Postponed: Queer Asylum in Germany: Between Queer Liberalisms and Colonial Sexualities
Event postponed until October 2020.
Mengia Tschalaer is a Marie Curie Research Fellow at the School of Sociology, Politics and International Studies at the University of Bristol. As a law and society scholar she focuses on the relationship between politics of knowledge production and human rights, sexualities, and religion. Her work is geared towards rendering visible those voices located at the margins that remain silenced – often very deliberately so – in conversations about justice and ideals about the truth. She is currently working on a EU funded project which examines the experiences of LGBTQI+ asylum seekers with Muslim background within Germany’s asylum system. She is the author of "Muslim Women's Quest for Justice: Gender, Law, and Activism in India" (Cambridge University Press, 2017) and of various articles and chapters on socio-legal resistance, gender, and Islam.
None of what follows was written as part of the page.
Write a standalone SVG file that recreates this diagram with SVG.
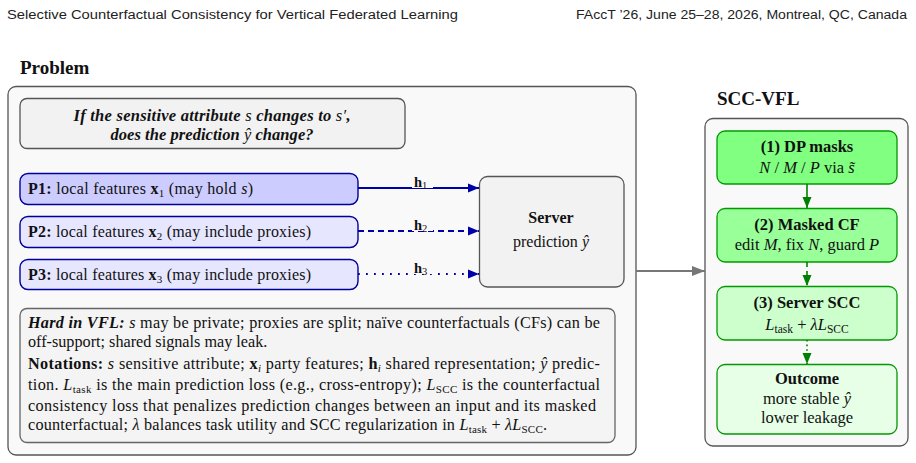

Human rights violations based on sexual orientation and gender identity are grounds for seeking asylum in Europe. However, lesbian, gay, trans, queer, and intersex (LGBTQI+) people belong to the least visible and most vulnerable group and often lack significant access to social and legal support. In her work with the Queer Asylum Project, law and society scholar Mengia Hong Tschalaer uses in-depth interviews with LGBTQI+ refugees and people seeking asylum, digitized asylum court cases available in the online archives of the Administrative Courts in Germany, and frontline newsreporting to examine the manner in which “legitimate victimhood” for gay, trans, bi, inter, and gender non-binary people seeking asylum is read through the prism of Western constructions of Muslim sexualities and masculinities. Her work further proposes concrete legislative initiatives that address the injustices inherent in existing EU policy. Taking several specific case studies as point of departure, the Queer Asylum Project illustrates the central role of Eurocentric sexual regimes in determining the parameters of the (il)legal.